The strike, which has raised fears about the impact on Europe's biggest economy, is the worst in Deutsche Bahn's history. The freight stoppages started at 1100 GMT on Wednesday (November 14) and brought goods trains in east Germany to a standstill.
The passenger train strike began at 0100 GMT on Thursday. Both strikes will end at 0100 GMT on Saturday (November 17).
Roads were clogged on Thursday with heavy traffic in Berlin and many cities as commuters turned to alternative transport.
But Deutsche Bahn said many long-haul trains were running. German railways transport some five million passengers each day.
"We can take the pressure for a long time" Deutsche Bahn spokesman Karl-Friedrich Rausch told journalists. "We want to negotiate, we do not need this strike. This strike is pointless because it could have been solved a while ago. They're trying to force us to an unconditional surrender. That's not going to happen" Rausch added.
Economists say the strike on freight routes costs the economy 50 million euros (73.3 million U.S. dollars) a day and could rise to 500 million euros if the strikes last more than a week.
Deutsche Bahn said it drafted in 1,000 workers to help provide replacement services and it wanted to keep many international and long-distance passenger trains running.
The company says it expects up to 50 percent of regional trains will run. Around 20 percent of urban trains will run in Berlin and 40 percent in Hamburg, Deutsche Bahn said.

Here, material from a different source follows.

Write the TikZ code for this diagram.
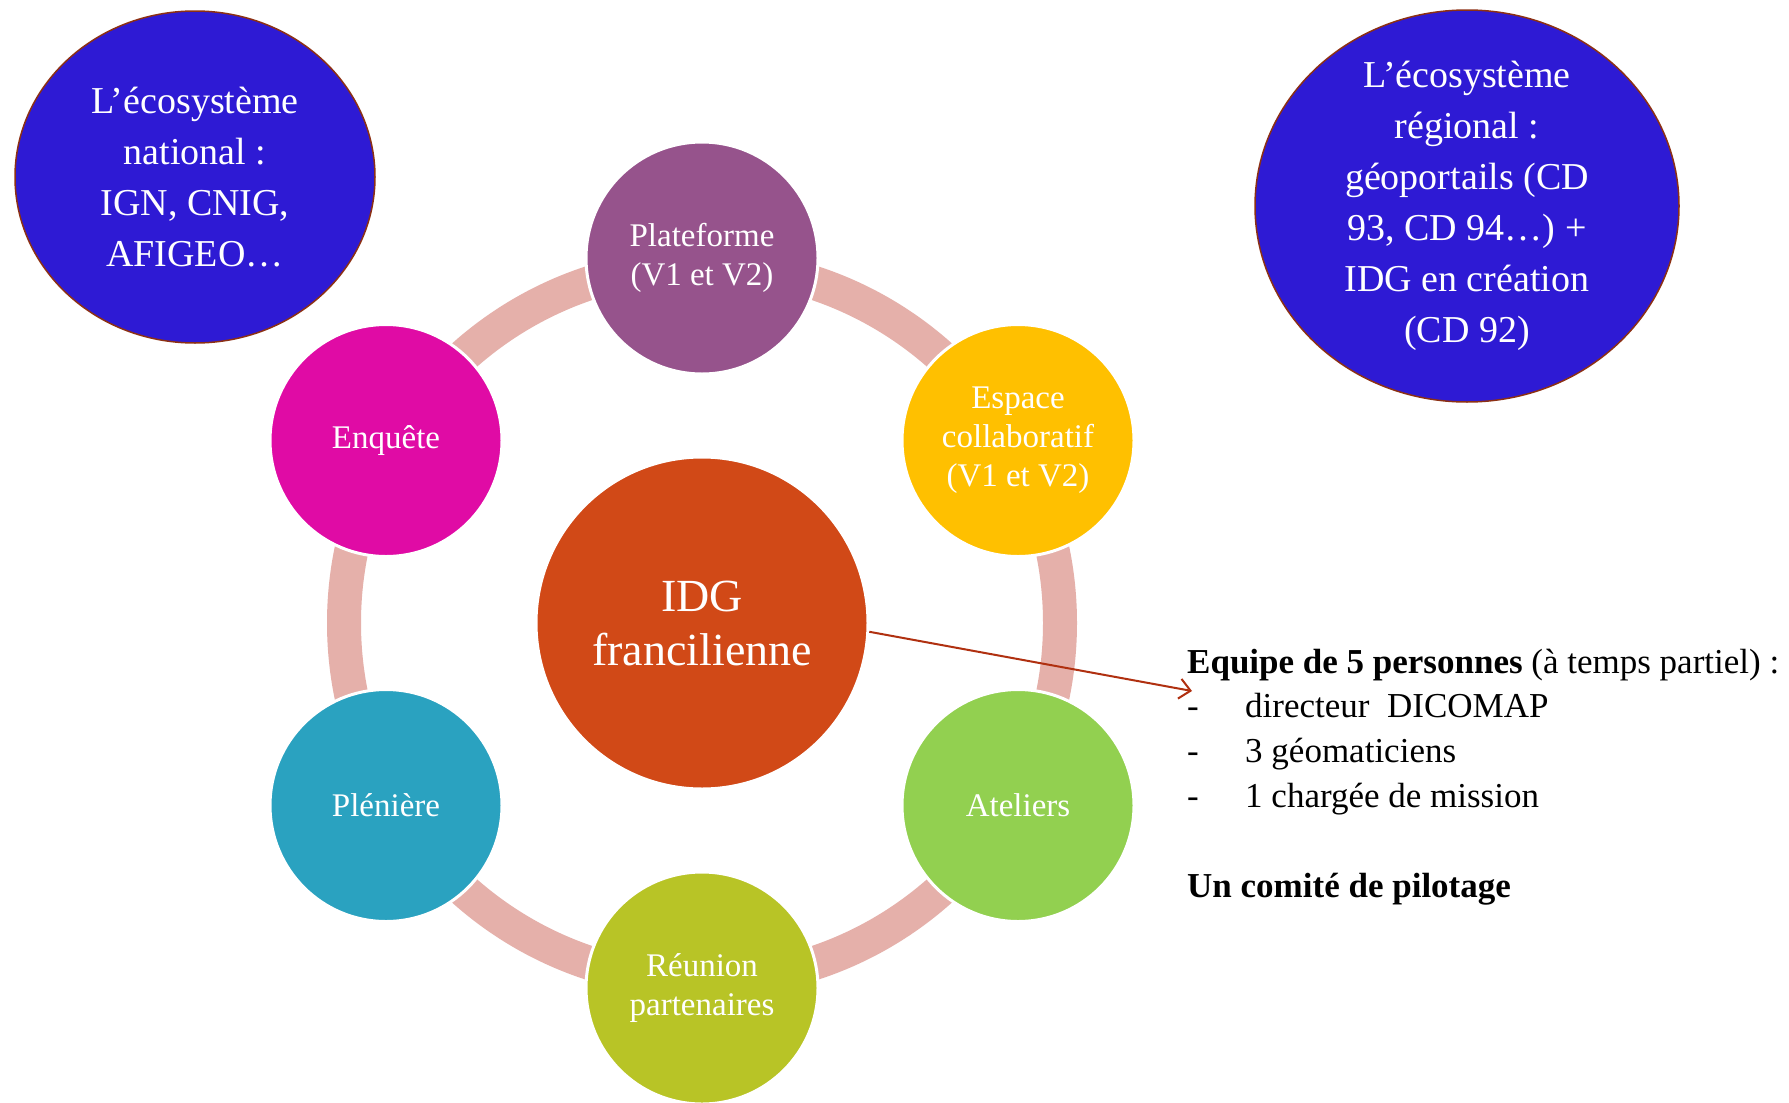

The GDL, which says its workers are underpaid compared to drivers in other European countries, is demanding that Deutsche Bahn makes a new wage offer.
The smallest of three rail workers' unions, the GDL has staged a series of strikes over the last few months, mostly on local and regional services.

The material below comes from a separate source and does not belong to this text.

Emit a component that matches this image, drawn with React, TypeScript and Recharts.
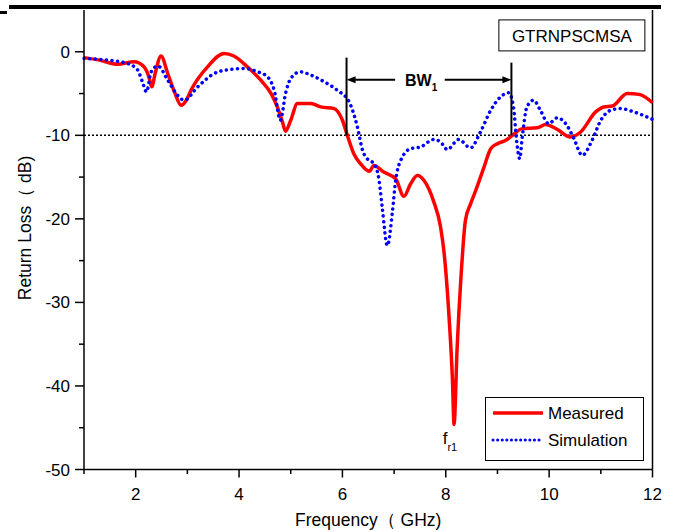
import React from 'react'
import { LineChart, Line, XAxis, YAxis, ReferenceLine, ReferenceDot, Legend } from 'recharts'

const measuredFreq = [1.0, 1.3, 1.65, 1.97, 2.16, 2.26, 2.31, 2.38, 2.49, 2.62, 2.75, 2.88, 2.98, 3.07, 3.39, 3.71, 3.9, 4.16, 4.42, 4.62, 4.74, 4.84, 4.9, 5.0, 5.13, 5.39, 5.58, 5.84, 6.0, 6.1, 6.22, 6.35, 6.52, 6.61, 6.8, 7.03, 7.19, 7.32, 7.45, 7.58, 7.77, 7.9, 7.97, 8.06, 8.13, 8.16, 8.22, 8.29, 8.38, 8.48, 8.58, 8.74, 8.87, 9.0, 9.16, 9.29, 9.48, 9.77, 9.93, 10.16, 10.41, 10.61, 10.9, 11.06, 11.22, 11.51, 11.74, 12.0]
const measuredLoss = [-0.7, -1.0, -1.5, -1.2, -1.8, -3.1, -4.2, -2.5, -0.5, -2.6, -4.8, -6.4, -5.8, -4.6, -1.8, -0.2, -0.5, -1.8, -3.4, -5.0, -6.6, -8.4, -9.5, -8.2, -6.2, -6.2, -6.6, -6.8, -8.2, -10.1, -12.2, -13.4, -14.3, -13.6, -14.4, -15.2, -17.3, -15.8, -14.8, -15.4, -18.0, -21.0, -24.2, -31.4, -39.4, -44.6, -35.4, -27.4, -20.2, -18.2, -16.6, -13.8, -11.6, -11.0, -10.6, -10.0, -9.2, -9.1, -8.7, -9.3, -10.2, -9.6, -7.2, -6.6, -6.5, -5.0, -5.1, -6.1]

const simFreq = [1.0, 1.46, 1.84, 2.04, 2.13, 2.21, 2.3, 2.43, 2.62, 2.81, 2.94, 3.2, 3.52, 3.84, 4.1, 4.36, 4.55, 4.68, 4.8, 4.9, 5.0, 5.19, 5.39, 5.65, 5.9, 6.13, 6.29, 6.39, 6.48, 6.61, 6.71, 6.77, 6.87, 6.97, 7.03, 7.16, 7.32, 7.51, 7.77, 7.9, 8.03, 8.25, 8.48, 8.67, 8.87, 9.06, 9.22, 9.31, 9.37, 9.43, 9.48, 9.57, 9.7, 9.83, 9.99, 10.16, 10.32, 10.48, 10.64, 10.83, 11.0, 11.19, 11.38, 11.64, 12.0]
const simLoss = [-0.8, -1.0, -1.4, -2.2, -3.6, -4.8, -2.4, -1.7, -3.4, -5.2, -5.8, -4.2, -2.6, -2.1, -2.0, -2.4, -3.0, -4.6, -8.2, -5.0, -3.2, -2.4, -2.8, -3.6, -4.6, -6.0, -9.0, -11.8, -12.8, -13.4, -15.4, -18.6, -23.2, -19.0, -15.4, -12.6, -11.6, -11.4, -10.5, -10.8, -11.7, -10.5, -11.5, -9.6, -7.0, -5.4, -4.9, -6.6, -10.6, -12.8, -10.2, -6.6, -5.8, -7.0, -8.6, -7.9, -8.6, -10.4, -12.4, -10.6, -8.2, -7.0, -6.8, -7.2, -8.1]

const xTicks = [1, 2, 3, 4, 5, 6, 7, 8, 9, 10, 11, 12]
const yTicks = [-50, -45, -40, -35, -30, -25, -20, -15, -10, -5, 0]

const measured = measuredFreq.map((f, i) => ({ freq: f, loss: measuredLoss[i] }))
const simulation = simFreq.map((f, i) => ({ freq: f, loss: simLoss[i] }))

const FONT = '"Liberation Sans", Arial, sans-serif'

const XTick = (props: any) => {
  const { x, y, payload } = props
  const major = payload.value % 2 === 0
  return (
    <g>
      <line x1={x} x2={x} y1={y} y2={y + (major ? 8 : 4.5)} stroke="#000" strokeWidth={1.5} />
      {major && (
        <text x={x} y={y + 30} textAnchor="middle" fontSize={17} fontFamily={FONT} fill="#000">
          {payload.value}
        </text>
      )}
    </g>
  )
}

const YTick = (props: any) => {
  const { x, y, payload } = props
  const major = payload.value % 10 === 0
  return (
    <g>
      <line x1={x} x2={x - (major ? 9 : 5)} y1={y} y2={y} stroke="#000" strokeWidth={1.5} />
      {major && (
        <text x={x - 14} y={y + 6} textAnchor="end" fontSize={17} fontFamily={FONT} fill="#000">
          {payload.value}
        </text>
      )}
    </g>
  )
}

const Arrow = (props: any) => {
  const { x1, y1, x2, y2 } = props
  const dir = x2 > x1 ? 1 : -1
  return (
    <g>
      <line x1={x1} y1={y1} x2={x2 - dir * 6} y2={y2} stroke="#000" strokeWidth={2} />
      <polygon points={`${x2},${y2} ${x2 - dir * 9},${y2 - 3.5} ${x2 - dir * 9},${y2 + 3.5}`} fill="#000" />
    </g>
  )
}

const YLabel = () => (
  <text transform="rotate(-90 25 228)" x={25} y={234} textAnchor="middle" fontSize={17.5} fontFamily={FONT} fill="#000">
    Return Loss（ dB)
  </text>
)

const LegendBox = () => (
  <div style={{ width: 159, height: 64, border: '1px solid #000', boxSizing: 'border-box', background: '#fff' }}>
    <svg width={157} height={62} style={{ display: 'block' }}>
      <line x1={7} x2={57} y1={15} y2={15} stroke="#ff0000" strokeWidth={3.5} />
      <text x={62} y={21} fontSize={17} fontFamily={FONT}>Measured</text>
      <line x1={7} x2={57} y1={42} y2={42} stroke="#0000ff" strokeWidth={3} strokeDasharray="0.1 4.5" strokeLinecap="round" />
      <text x={62} y={48} fontSize={17} fontFamily={FONT}>Simulation</text>
    </svg>
  </div>
)

export default function App() {
  return (
    <div style={{ position: 'absolute', left: 0, top: 0, width: 675, height: 532, background: '#fff' }}>
      <div style={{ position: 'absolute', left: 9, top: 5, width: 652, height: 4, background: '#000' }} />
      <div style={{ position: 'absolute', left: 0, top: 11, width: 7, height: 3, background: '#000' }} />
      <LineChart width={675} height={532} margin={{ top: 10, right: 22.5, left: 0, bottom: 0 }}>
        <XAxis
          dataKey="freq"
          type="number"
          domain={[1, 12]}
          ticks={xTicks}
          interval={0}
          height={62.5}
          tickSize={0}
          tickMargin={0}
          tickLine={false}
          tick={<XTick />}
          stroke="#000"
          strokeWidth={1.5}
          allowDuplicatedCategory={false}
          label={{ value: 'Frequency（ GHz)', position: 'insideBottom', offset: 6, fontSize: 17.5, fontFamily: FONT, fill: '#000' }}
        />
        <YAxis
          type="number"
          domain={[-50, 5]}
          ticks={yTicks}
          interval={0}
          width={84}
          tickSize={0}
          tickMargin={0}
          tickLine={false}
          tick={<YTick />}
          stroke="#000"
          strokeWidth={1.5}
          label={{ content: () => <YLabel /> }}
        />
        <ReferenceLine x={12} stroke="#000" strokeWidth={1.5} />
        <ReferenceLine y={-10} stroke="#000" strokeWidth={1.5} strokeDasharray="2 2" />
        <Line data={measured} dataKey="loss" type="monotone" stroke="#ff0000" strokeWidth={3.5} dot={false} isAnimationActive={false} name="Measured" />
        <Line data={simulation} dataKey="loss" type="monotone" stroke="#0000ff" strokeWidth={3.5} strokeDasharray="0.1 5.5" strokeLinecap="round" dot={false} isAnimationActive={false} name="Simulation" />
        <ReferenceLine segment={[{ x: 6.08, y: -0.7 }, { x: 6.08, y: -10 }]} stroke="#000" strokeWidth={2} />
        <ReferenceLine segment={[{ x: 9.27, y: -1.3 }, { x: 9.27, y: -10 }]} stroke="#000" strokeWidth={2} />
        <ReferenceLine segment={[{ x: 7.02, y: -3.35 }, { x: 6.08, y: -3.35 }]} shape={<Arrow />} />
        <ReferenceLine segment={[{ x: 7.98, y: -3.35 }, { x: 9.27, y: -3.35 }]} shape={<Arrow />} />
        <ReferenceDot
          x={7.6}
          y={-3.35}
          r={0}
          ifOverflow="visible"
          shape={(p: any) => (
            <text x={p.cx - 4} y={p.cy + 6} textAnchor="middle" fontSize={16} fontWeight="bold" fontFamily={FONT}>
              BW<tspan fontSize={10} dy={5}>1</tspan>
            </text>
          )}
        />
        <ReferenceDot
          x={8.08}
          y={-46.2}
          r={0}
          ifOverflow="visible"
          shape={(p: any) => (
            <text x={p.cx} y={p.cy + 6} textAnchor="middle" fontSize={17} fontFamily={FONT}>
              f<tspan fontSize={11} dy={7}>r1</tspan>
            </text>
          )}
        />
        <ReferenceDot
          x={10.44}
          y={1.9}
          r={0}
          ifOverflow="visible"
          shape={(p: any) => (
            <g>
              <rect x={p.cx - 73} y={p.cy - 16} width={146} height={31} fill="#fff" stroke="#000" strokeWidth={1} />
              <text x={p.cx} y={p.cy + 6} textAnchor="middle" fontSize={17} fontFamily={FONT}>GTRNPSCMSA</text>
            </g>
          )}
        />
        <Legend
          layout="horizontal"
          verticalAlign="middle"
          content={() => <LegendBox />}
          wrapperStyle={{ left: 485, top: 397, width: 159, height: 64 }}
        />
      </LineChart>
    </div>
  )
}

It has raised the prospect of open-ended strikes if it sees no new offer. Deutsche Bahn says it is not prepared to make another wage offer.

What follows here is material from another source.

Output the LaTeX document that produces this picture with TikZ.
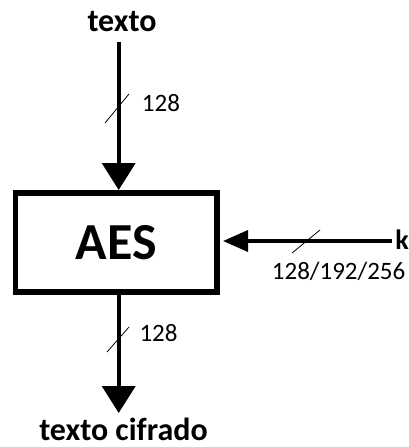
\documentclass[tikz,border=0pt]{standalone}
\usepackage{fontspec}
\setmainfont{Carlito}
\usetikzlibrary{arrows.meta}
\begin{document}
\begin{tikzpicture}[x=1pt,y=-1pt,
  lbl/.style={font=\fontsize{32}{36}\selectfont\bfseries, inner sep=0pt, anchor=base},
  bits/.style={font=\fontsize{25}{28}\selectfont, inner sep=0pt, anchor=base west},
  bigarrow/.style={line width=4pt, -{Triangle[width=33pt,length=27pt]}},
  keyarrow/.style={line width=3.4pt, -{Triangle[width=21pt,length=25pt]}},
  slash/.style={line width=0.8pt},
  blockbox/.style={draw, line width=5.8pt, minimum width=201.2pt, minimum height=98.7pt, inner sep=0pt, font=\fontsize{52}{56}\selectfont\bfseries}]
\useasboundingbox (0,0) rectangle (409,447);
\node[blockbox] (aes) at (116.1,242.35) {AES};
\node[lbl] (in) at (122,31.7) {texto};
\node[lbl] (out) at (123.5,440) {texto cifrado};
\node[lbl, font=\fontsize{28}{30}\selectfont\bfseries, anchor=base east] (k) at (409,249) {k};
\coordinate (inStart) at (118.7,42);
\coordinate (inEnd) at (118.7,190);
\coordinate (outStart) at (118.7,295);
\coordinate (outEnd) at (118.7,413);
\coordinate (kStart) at (392,241);
\coordinate (kEnd) at (223,241);
\draw[bigarrow] (inStart) -- (inEnd);
\draw[bigarrow] (outStart) -- (outEnd);
\draw[keyarrow] (kStart) -- (kEnd);
\draw[slash] (105,123) -- (129,94);
\draw[slash] (107,352) -- (129,327);
\draw[slash] (292,253) -- (320,230);
\node[bits] (b1) at (141.7,111.7) {128};
\node[bits] (b2) at (139.3,341.7) {128};
\node[bits] (b3) at (271.7,279) {128/192/256};
\end{tikzpicture}
\end{document}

The union wants its own wage deal for its 34,000 drivers, separate from one agreed by the railway's other 195,000 workers in July which gave them a
5 percent pay rise.
The GDL has said it could negotiate its initial demand for a 31 percent wage increase if it gets its own contract. Deutsche Bahn wants to keep its employees under a sector-wide agreement.